Re: Land rights

From: hal@finney.org
Date: Fri Jul 27 2001 - 21:52:10 MDT


Coase's theorem says that the initial allocation is not important, you'll
still end up with efficient usage of the land. By that perspective you
might as well have the Pope divide everything up.

Drexler suggested this approach in his notes to Engines of Creation.
On "Inheritance Day", which he proposes as April 12, 2011, all the
(presently unowned) resources in the universe will be divided up and
assigned equally to each resident of Earth.

IMO the practical problem with this application of Coase's theorem as
compared to homesteading is that the latter tends to be self-enforcing.
Remote owners will have problems enforcing their property rights.
Homesteaders are on the spot and in a position to notice and address
transgressions.

However as Drexler points out, in a nanotech era, rewarding homesteading
could lead to a terrible replicator race. OTOH it could happen anyway,
asteroids transformed into well defended fortifications, and all those
property deeds back on earth would be so much worthless paper.

Hal

---

At http://www.foresight.org/EOC/EOC_References.html#Ch_15 we find:

But the limits to exponential growth ensure that universal, unconditional abundance cannot last indefinitely. This raises questions regarding the distribution and ownership of space resources. Three basic approaches might be considered:

One is a first-come, first-served approach, like the claiming of homesteads or mining sites through use.

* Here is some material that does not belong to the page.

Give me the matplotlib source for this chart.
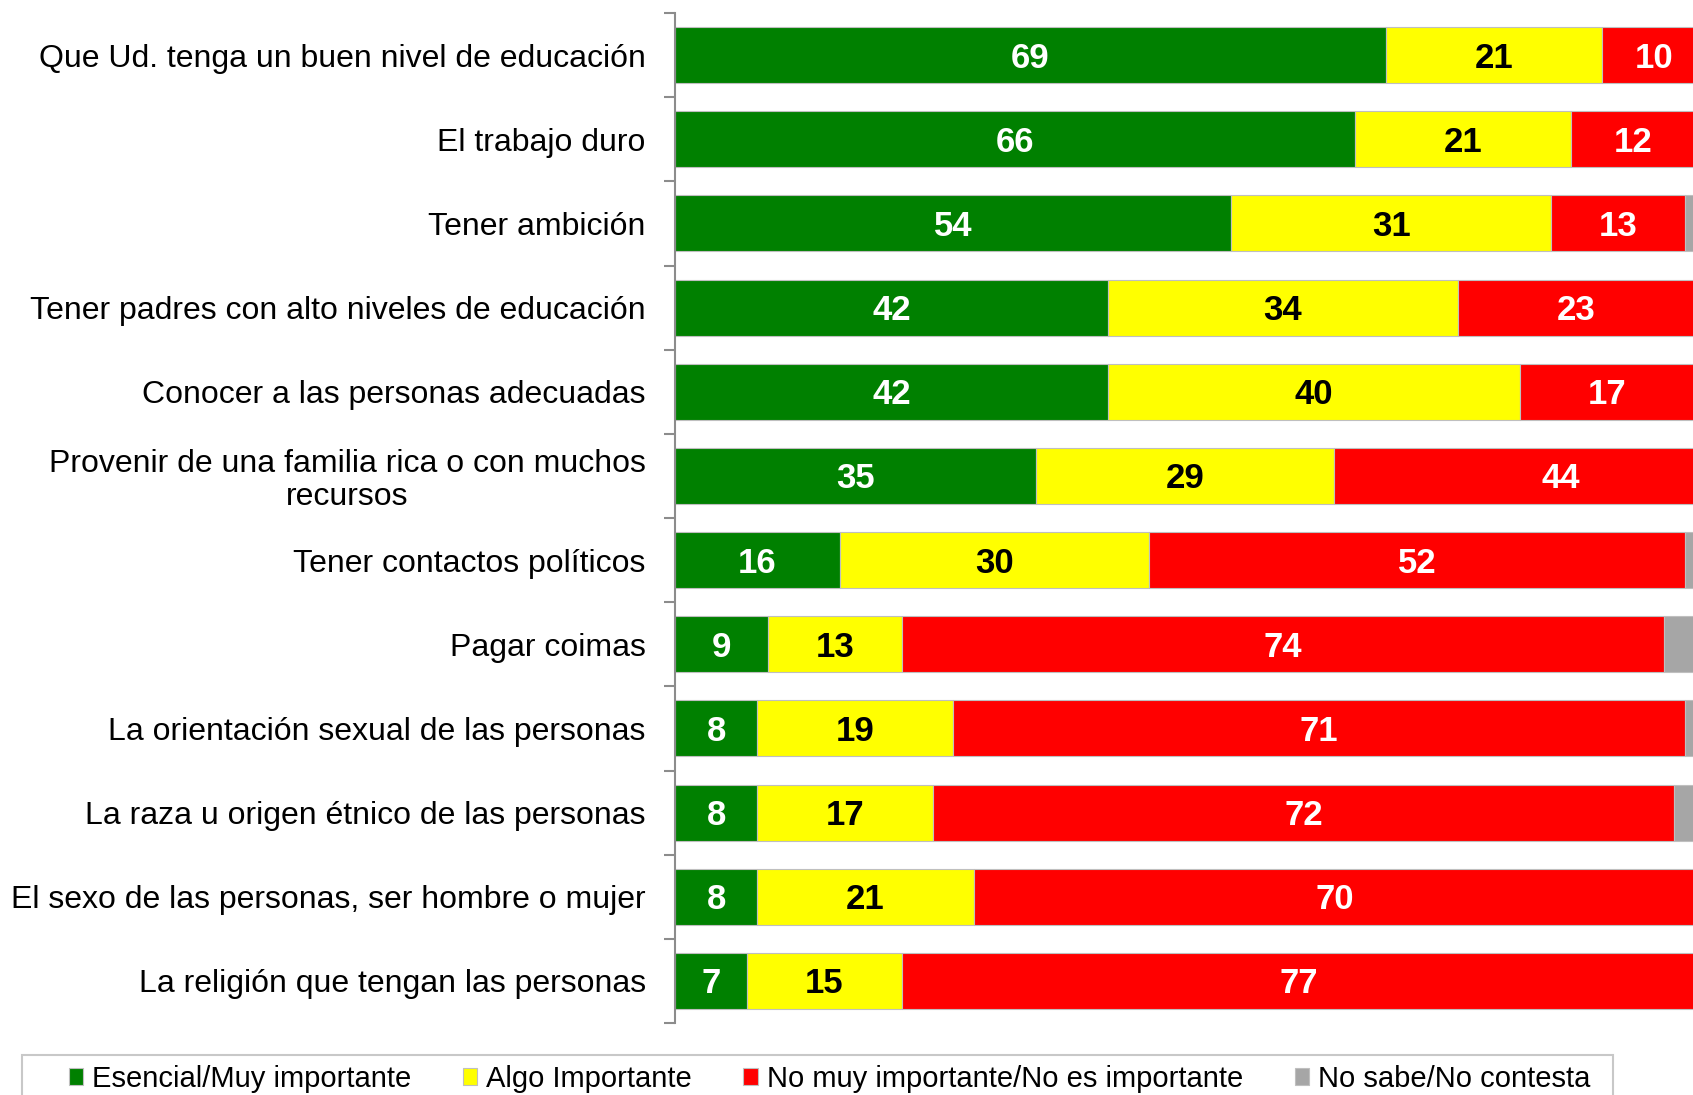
import matplotlib
matplotlib.use("Agg")
import matplotlib.pyplot as plt
from matplotlib.patches import Rectangle
import numpy as np

categories = [
    "Que Ud. tenga un buen nivel de educación",
    "El trabajo duro",
    "Tener ambición",
    "Tener padres con alto niveles de educación",
    "Conocer a las personas adecuadas",
    "Provenir de una familia rica o con muchos\nrecursos",
    "Tener contactos políticos",
    "Pagar coimas",
    "La orientación sexual de las personas",
    "La raza u origen étnico de las personas",
    "El sexo de las personas, ser hombre o mujer",
    "La religión que tengan las personas",
]
esencial = [69, 66, 54, 42, 42, 35, 16, 9, 8, 8, 8, 7]
algo = [21, 21, 31, 34, 40, 29, 30, 13, 19, 17, 21, 15]
no_muy = [10, 12, 13, 23, 17, 44, 52, 74, 71, 72, 70, 77]
no_sabe = [0, 1, 2, 1, 1, 0, 2, 4, 2, 3, 1, 1]

series_names = ["Esencial/Muy importante", "Algo Importante",
                "No muy importante/No es importante", "No sabe/No contesta"]
colors = ["#008000", "#FFFF00", "#FF0000", "#A6A6A6"]
text_colors = ["white", "black", "white", None]

plt.rcParams['font.family'] = ['Liberation Sans', 'DejaVu Sans']

W, H = 1693, 1095
fig = plt.figure(figsize=(W / 100, H / 100), dpi=100)
ax = fig.add_axes([675 / W, 1 - 1023 / H, (W - 675) / W, (1023 - 13) / H])

n = len(categories)
y = np.arange(n)
data = [esencial, algo, no_muy, no_sabe]
left = np.zeros(n)
for vals, col, tc, name in zip(data, colors, text_colors, series_names):
    vals = np.array(vals, dtype=float)
    ax.barh(y, vals, left=left, height=0.665, color=col,
            edgecolor="#BFBFBF", linewidth=0.8, label=name)
    if tc is not None:
        for yi, l, v in zip(y, left, vals):
            ax.text(l + v / 2, yi + 0.035, f"{int(v)}", ha="center", va="center",
                    color=tc, fontsize=25, fontweight="bold")
    left += vals

ax.set_xlim(0, 98.8)
ax.set_ylim(n - 0.5, -0.5)
ax.set_yticks(y)
ax.set_yticklabels(categories, fontsize=23, linespacing=1.1,
                   multialignment="center")
ax.tick_params(axis="y", which="major", length=0, pad=21)
ax.set_yticks(np.arange(-0.5, n, 1.0), minor=True)
ax.tick_params(axis="y", which="minor", length=8, width=1.5, color="#8C8C8C")
ax.set_xticks([])
for s in ["top", "right", "bottom"]:
    ax.spines[s].set_visible(False)
ax.spines["left"].set_color("#8C8C8C")
ax.spines["left"].set_linewidth(1.5)

# legend box
fig.patches.append(Rectangle((22 / W, -0.05), (1613 - 22) / W, 0.05 + 1 - 1055 / H,
                             transform=fig.transFigure, facecolor="none",
                             edgecolor="#C8C8C8", linewidth=1.5))
handles, labels = ax.get_legend_handles_labels()
leg = fig.legend(handles, labels, loc="center left", ncol=4,
                 bbox_to_anchor=(68.5 / W, 1 - 1079 / H),
                 frameon=False, fontsize=21, handlelength=0.5,
                 handleheight=0.5, handletextpad=0.3, borderaxespad=0,
                 borderpad=0, columnspacing=1.77)

fig.savefig("out.png", dpi=100)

This has roots in the Lockean principle that ownership may be established by mixing one's labor with a previously unowned resource. But this might allow a person with a suitable replicator to turn it loose in space to rework - and thus claim - every unclaimed object in the universe, as fast as it could be reached. This winner-take-all approach has little moral justification, and would have unpleasant consequences.

A second extreme would be to distribute ownership of space resources equally among all people, and to keep redistributing them to maintain equality. This, too, would have unpleasant consequences. In the absence of universal, stringent, compulsory limitations on childbearing, some groups would continue to grow exponentially; evolutionary principles virtually guarantee this. In a surprisingly short time, the result of endless redistribution would be to drag the standard of living of every human being down to the minimum level that allows any group to reproduce. This would mean hunger and poverty more extreme and universal than that of any Third World country. If 99 percent of the human race voluntarily limited its birth rate, this would merely allow the remaining one percent to expand until it absorbed almost all the resources.

A third basic approach (which has many variations) takes a middle path: it involves distributing ownership of the resources of space (genuine, permanent, transferable ownership) equally among all people - but doing so only once, then letting people provide for their progeny (or others') from their own vast share of the wealth of space. This will allow different groups to pursue different futures, and it will reward the frugal rather than the profligate. It can provide the foundation for a future of unlimited diversity for the indefinite future, if active shields are used to protect people from aggression and theft. No one has yet voiced a plausible alternative.

From a socialist perspective, this approach means equal riches for all. From a libertarian perspective, it violates no one's property rights and provides a basis for a future of liberty. In Thomas Schelling's terms, equal division is a focal point solution in a coordination game (see The Strategy of Conflict, by Thomas Schelling, Cambridge, Mass: Harvard University Press, 1960). What "equal division" actually means is a messy question best left to lawyers.

For this approach to work, agreement will be needed not just on a principle of division, but on a date. Space has been declared by treaty to be "the common heritage of all mankind," and we need to choose an Inheritance Day. Schelling's analysis suggests the importance, in a coordination game, of finding a specific, plausible proposal and of making it visible as soon as possible. Does a date suggest itself? A round-numbered space-related anniversary would seem appropriate, if it were not tied exclusively to the U.S. or U.S.S.R., or too soon, or too near a millennial date on the calendar. These constraints can be met; the most plausible candidate is perhaps April 12, 2011: the thirtieth anniversary of the flight of the world's first reusable spacecraft, the space shuttle, and the fiftieth anniversary of the flight of the first human into space, Yuri Gagarin.

If, before this date, someone finds and employs a means to raise human reproduction rates by a factor of ten or more, then Inheritance Day should immediately be made retroactive to April 12 of the preceding year, and the paperwork sorted out later.